In recent years there have been multiple attempts to create a legal presumption in Minnesota that a child should be in the joint physical custody of the child’s separated or divorced parents. This year, there is a bill that reflects a renewed effort to pass a “JPS law” in Minnesota.
What needs to be realized in the debate over a JPS law is not merely the importance of the presumption question, but also two very important issues: (a) how the presumption is rebutted and (b) the wide discretion of the family court.

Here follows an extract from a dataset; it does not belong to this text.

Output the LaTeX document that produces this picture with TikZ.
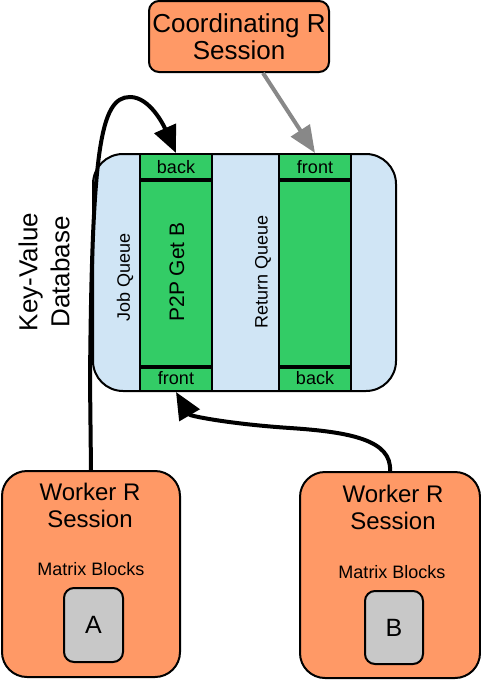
\documentclass[tikz,border=0pt]{standalone}
\usepackage{fontspec}
\setmainfont{Liberation Sans}
\usetikzlibrary{arrows.meta}
\definecolor{orng}{HTML}{FF9966}
\definecolor{grn}{HTML}{33CC66}
\definecolor{lblue}{HTML}{D0E5F5}
\definecolor{gry}{HTML}{C8C8C8}
\definecolor{arrgray}{HTML}{888888}
\tikzset{
  session/.style={draw, line width=2pt, fill=orng, inner sep=0pt},
  dbbox/.style={draw, line width=2pt, fill=lblue, rounded corners=30pt, inner sep=0pt},
  cell/.style={draw, line width=2pt, fill=grn, inner sep=0pt, minimum width=72pt,
    font=\fontsize{18}{20}\selectfont},
  block/.style={draw, line width=2pt, fill=gry, rounded corners=10pt, inner sep=0pt,
    font=\fontsize{25}{27}\selectfont},
  bigtxt/.style={align=center, inner sep=0pt, font=\fontsize{24}{27}\selectfont},
  midtxt/.style={inner sep=0pt, font=\fontsize{18}{20}\selectfont},
  sep/.style={line width=4pt},
  flow/.style={line width=4pt, -{Triangle[length=27pt,width=23pt]}},
  grayflow/.style={line width=4pt, draw=arrgray, -{Triangle[length=27pt,width=22pt,fill=arrgray]}}
}
\begin{document}
\begin{tikzpicture}[x=1pt,y=-1pt]
\useasboundingbox (0,0) rectangle (481,680);
% coordinating session
\node[session, rounded corners=10pt, minimum width=180pt, minimum height=71pt,
  align=center, font=\fontsize{26}{27}\selectfont] (coord) at (239,36.5) {Coordinating R\\Session};
% database
\node[dbbox, minimum width=303pt, minimum height=237pt] (db) at (244.5,272.5) {};
% job queue column
\node[cell, minimum height=27pt] (jback) at (176,167.5) {back};
\node[cell, minimum height=185pt] (jmid) at (176,273.5) {};
\node[cell, minimum height=25pt] (jfront) at (176,378.5) {front};
\draw[sep] (jmid.north west) -- (jmid.north east);
\draw[sep] (jmid.south west) -- (jmid.south east);
% return queue column
\node[cell, minimum height=27pt] (rfront) at (315,167.5) {front};
\node[cell, minimum height=185pt] (rmid) at (315,273.5) {};
\node[cell, minimum height=25pt] (rback) at (315,378.5) {back};
\draw[sep] (rmid.north west) -- (rmid.north east);
\draw[sep] (rmid.south west) -- (rmid.south east);
% rotated labels
\node[midtxt, rotate=90] (jq) at (125,277) {Job Queue};
\node[inner sep=0pt, rotate=90, font=\fontsize{21}{23}\selectfont] (p2p) at (177,272) {P2P Get B};
\node[midtxt, rotate=90] (rq) at (263,272) {Return Queue};
\node[align=center, inner sep=0pt, rotate=90, font=\fontsize{26}{32}\selectfont] (kv) at (44,272) {Key-Value\\Database};
% worker sessions
\node[session, rounded corners=25pt, minimum width=178pt, minimum height=206pt] (wl) at (91,574) {};
\node[session, rounded corners=25pt, minimum width=180pt, minimum height=206pt] (wr) at (390,575) {};
\node[bigtxt] (wlt) at (90,505.5) {Worker R\\Session};
\node[bigtxt] (wrt) at (393,507.5) {Worker R\\Session};
\node[midtxt] (wlm) at (91,569) {Matrix Blocks};
\node[midtxt] (wrm) at (392,572) {Matrix Blocks};
\node[block, minimum width=59pt, minimum height=74pt] (ba) at (93.5,625) {A};
\node[block, minimum width=58pt, minimum height=73pt] (bb) at (394,627.5) {B};
% connectors
\draw[grayflow] ([xshift=24pt]coord.south) -- (rfront.north);
\draw[flow] (wl.north) -- (90,380) .. controls (92,150) and (100,97) .. (130,97)
  .. controls (150,97) and (164,126) .. (jback.north);
\draw[flow] (wr.north) .. controls (392,440) and (350,432) .. (290,428)
  .. controls (230,424) and (190,416) .. (jfront.south);
\end{tikzpicture}
\end{document}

The bill currently proposed to address JPS requires the court to award joint physical custody in a contested custody case unless one parent proves by clear and convincing evidence that the other parent is unfit in a manner that would cause substantial harm to the child. The law’s impact would be on cases where (a) the parties are not in agreement about the custody arrangement and (b) there is no compelling evidence that the child would be substantially harmed by joint physical custody. Family court judges that would otherwise give one parent primary custody would be prevented from doing so, because the presumption would not be rebutted.

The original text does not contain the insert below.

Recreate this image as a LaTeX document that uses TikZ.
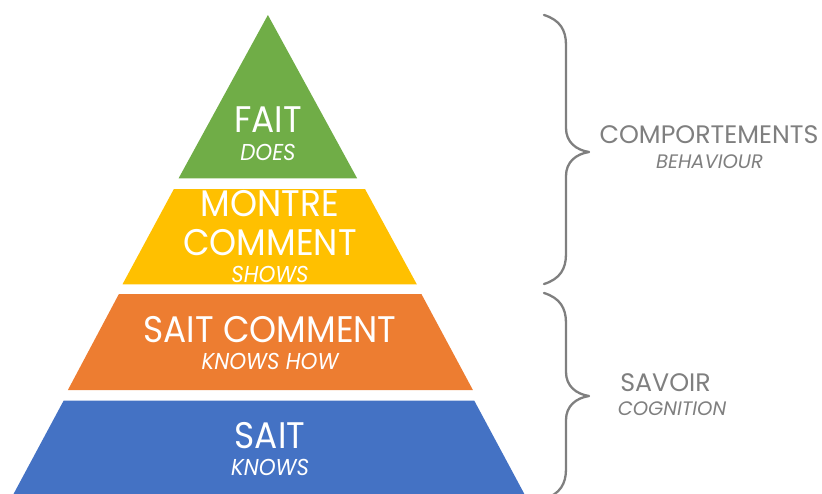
\documentclass[tikz,border=0pt]{standalone}
\usepackage{fontspec}
\setmainfont{Poppins}
\newfontfamily\pyrfont[FakeStretch=0.93]{Poppins}
\definecolor{pgreen}{HTML}{70AD47}
\definecolor{pyellow}{HTML}{FFC000}
\definecolor{porange}{HTML}{ED7D31}
\definecolor{pblue}{HTML}{4472C4}
\definecolor{pgray}{HTML}{7F7F7F}
\begin{document}
\begin{tikzpicture}[x=1pt,y=-1pt,
  maintxt/.style={anchor=base,inner sep=0pt,text=white,font=\pyrfont\fontsize{37}{40}\selectfont},
  subtxt/.style={anchor=base,inner sep=0pt,text=white,font=\pyrfont\fontsize{23}{26}\selectfont\itshape},
  graymain/.style={anchor=base,inner sep=0pt,text=pgray,font=\fontsize{25.3}{28}\selectfont},
  graysub/.style={anchor=base,inner sep=0pt,text=pgray,font=\fontsize{19.5}{21}\selectfont\itshape},
  bracestyle/.style={draw=pgray,line width=2.3pt,line cap=round,line join=round}]
\useasboundingbox (0,0) rectangle (822,493);
\clip (0,0) rectangle (822,493);
% pyramid levels
\fill[pgreen] (267.9,15) -- (357.1,178.3) -- (178.6,178.3) -- cycle;
\fill[pyellow] (173.9,189) -- (365,189) -- (416.8,284.3) -- (122.5,284.3) -- cycle;
\fill[porange] (118.9,294) -- (421.4,294) -- (472.9,390) -- (67.9,390) -- cycle;
\fill[pblue] (63.6,400.7) -- (474.3,400.7) -- (527.6,500) -- (10.3,500) -- cycle;
% texts
\node[maintxt] (fait) at (268,132.3) {FAIT};
\node[subtxt] (does) at (268,160) {DOES};
\node[maintxt] (montre) at (270,216.7) {MONTRE};
\node[maintxt] (comment) at (270,255) {COMMENT};
\node[subtxt] (shows) at (270,282.3) {SHOWS};
\node[maintxt] (saitcomment) at (270,342.3) {SAIT COMMENT};
\node[subtxt] (knowshow) at (270,369.3) {KNOWS HOW};
\node[maintxt] (sait) at (270,448.3) {SAIT};
\node[subtxt] (knows) at (270,475) {KNOWS};
% braces
\draw[bracestyle] (544,15) .. controls (560,20) and (566,30) .. (566,45)
  -- (566,128) .. controls (566,142) and (576,150) .. (589,152)
  .. controls (576,154) and (566,162) .. (566,176)
  -- (566,254) .. controls (566,269) and (560,279) .. (544,284);
\draw[bracestyle] (544,293) .. controls (560,298) and (566,308) .. (566,323)
  -- (566,372) .. controls (566,386) and (576,394) .. (589,396)
  .. controls (576,398) and (566,406) .. (566,420)
  -- (566,469) .. controls (566,484) and (560,494) .. (544,499);
% right labels
\node[graymain] (comp) at (709,143.5) {COMPORTEMENTS};
\node[graysub] (behav) at (709.5,168.3) {BEHAVIOUR};
\node[graymain] (savoir) at (665.5,391) {SAVOIR};
\node[graysub] (cogn) at (672,415.5) {COGNITION};
\end{tikzpicture}
\end{document}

The implication of this is to substantially curtail the family court’s discretion, which has repeatedly been ruled by Minnesota appellate courts to be very wide. Minnesota family law holds a child’s best interests to be a paramount consideration in contested family court disputes. Oftentimes, it is THE paramount consideration. This is antithetical to the notion of a presumption – particularly a presumption that can be overcome only by clear and convincing evidence. Every family is different. Every child of divorced or separated parents has a unique experience. So the practical reality is that a presumed custody arrangement will have as many exceptions as it has cases that conform to the presumption. The rule-or-exception quandary must be resolved in some way; consequently, the family court cannot be divested of the authority to make that determination.

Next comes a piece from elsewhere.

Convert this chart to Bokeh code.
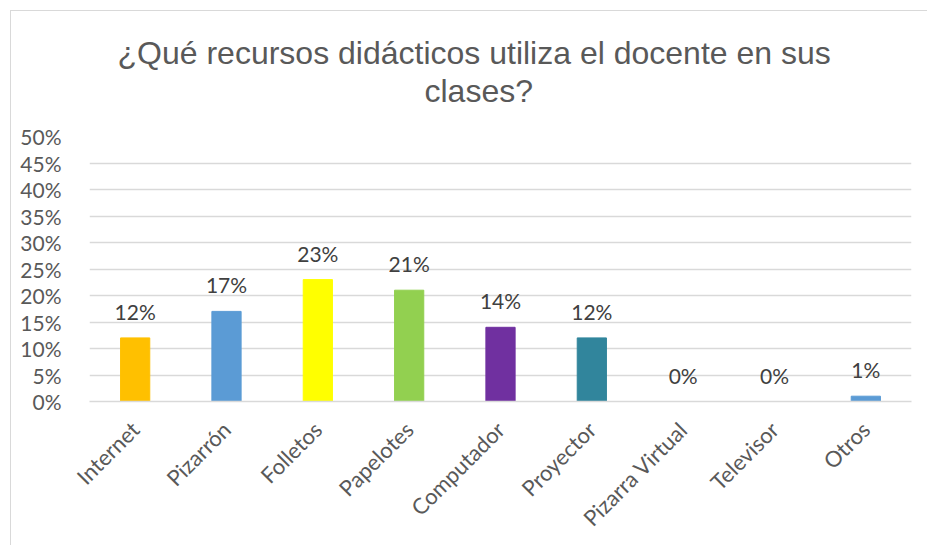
import math
from bokeh.plotting import figure
from bokeh.models import (ColumnDataSource, FactorRange, Range1d, FixedTicker,
                          NumeralTickFormatter, LabelSet, Title)
from bokeh.core.properties import value
from bokeh.embed import file_html
from bokeh.resources import INLINE

# ---- data ----
categories = ["Internet", "Pizarrón", "Folletos", "Papelotes", "Computador",
              "Proyector", "Pizarra Virtual", "Televisor", "Otros"]
values = [0.12, 0.17, 0.23, 0.21, 0.14, 0.12, 0.00, 0.00, 0.01]
colors = ["#FFC000", "#5B9BD5", "#FFFF00", "#92D050", "#7030A0",
          "#31859C", "#A5A5A5", "#4472C4", "#5B9BD5"]
y_ticks = [0.0, 0.05, 0.10, 0.15, 0.20, 0.25, 0.30, 0.35, 0.40, 0.45, 0.50]
title_line1 = "¿Qué recursos didácticos utiliza el docente en sus"
title_line2 = "clases?"

labels = [f"{round(v * 100)}%" for v in values]

src = ColumnDataSource(dict(cat=categories, val=values, color=colors, label=labels))

p = figure(width=917, height=535, x_range=FactorRange(*categories, range_padding=0),
           y_range=Range1d(0, 0.5), output_backend="svg", toolbar_location=None,
           title=None, min_border_left=78, min_border_right=17, min_border_top=125,
           min_border_bottom=145)
p.margin = (10, 0, 0, 10)
p.styles = {"border-top": "1px solid #D9D9D9", "border-left": "1px solid #D9D9D9"}
p.outline_line_color = None
p.background_fill_color = "white"
p.border_fill_color = "white"

gray = "#595959"
# spacer between the title and the plot area (blank)
p.add_layout(Title(text=" ", text_font_size="10px", standoff=15), "above")
p.add_layout(Title(text=title_line2, align="left", offset=335, standoff=0,
                   text_font="Liberation Sans", text_font_size="32px",
                   text_font_style="normal", text_color=gray), "above")
p.add_layout(Title(text=title_line1, align="left", offset=28, standoff=0,
                   text_font="Liberation Sans", text_font_size="32px",
                   text_font_style="normal", text_color=gray), "above")

p.vbar(x="cat", top="val", width=0.32, color="color", source=src)

p.add_layout(LabelSet(x="cat", y="val", text="label", source=src, y_offset=14,
                      text_align="center", text_baseline="bottom",
                      text_font_size=value("21px"), text_font=value("Lato"),
                      text_color="#404040"))

# y axis
p.yaxis.ticker = FixedTicker(ticks=y_ticks)
p.yaxis.formatter = NumeralTickFormatter(format="0%")
p.yaxis.axis_line_color = None
p.yaxis.major_tick_line_color = None
p.yaxis.minor_tick_line_color = None
p.yaxis.major_label_standoff = 22
p.yaxis.major_label_text_font = "Lato"
p.yaxis.major_label_text_font_size = "21px"
p.yaxis.major_label_text_color = gray

# x axis
p.xaxis.axis_line_color = "#D9D9D9"
p.xaxis.axis_line_width = 1.5
p.xaxis.major_tick_line_color = None
p.xaxis.major_label_orientation = math.pi / 4
p.xaxis.major_label_standoff = 18
p.xaxis.major_label_text_font = "Lato"
p.xaxis.major_label_text_font_size = "22px"
p.xaxis.major_label_text_color = gray

p.xgrid.grid_line_color = None
p.ygrid.grid_line_color = "#D9D9D9"
p.ygrid.grid_line_width = 1.5

open("out.html", "w").write(file_html(p, INLINE))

Where the proposed law’s equation breaks down is the application of a clear and convincing evidentiary standard to find “substantial harm” to the child. When the establishment of joint physical custody is more important than preventing minor harm, or even moderate harm, to the child, the paramount importance of the child’s interests necessarily gives way to a different philosophy. The proposed bill expressly seeks to establish a new “public policy.” The proposed public policy would necessarily alter the existing emphasis on the paramount importance of the child’s best interests.
In the end, with or without the proposed law, many children will be in the joint physical custody of their parents – for very good reasons. And many will not – for very good reasons. Nothing will change the wide discretion of family courts, because no public policy will alter the fact that families and children vary widely. So even if the law passes, its most fervent proponents will be foiled by the diluted application of the term “substantial harm” to create custody arrangements that are more often the exception than the rule.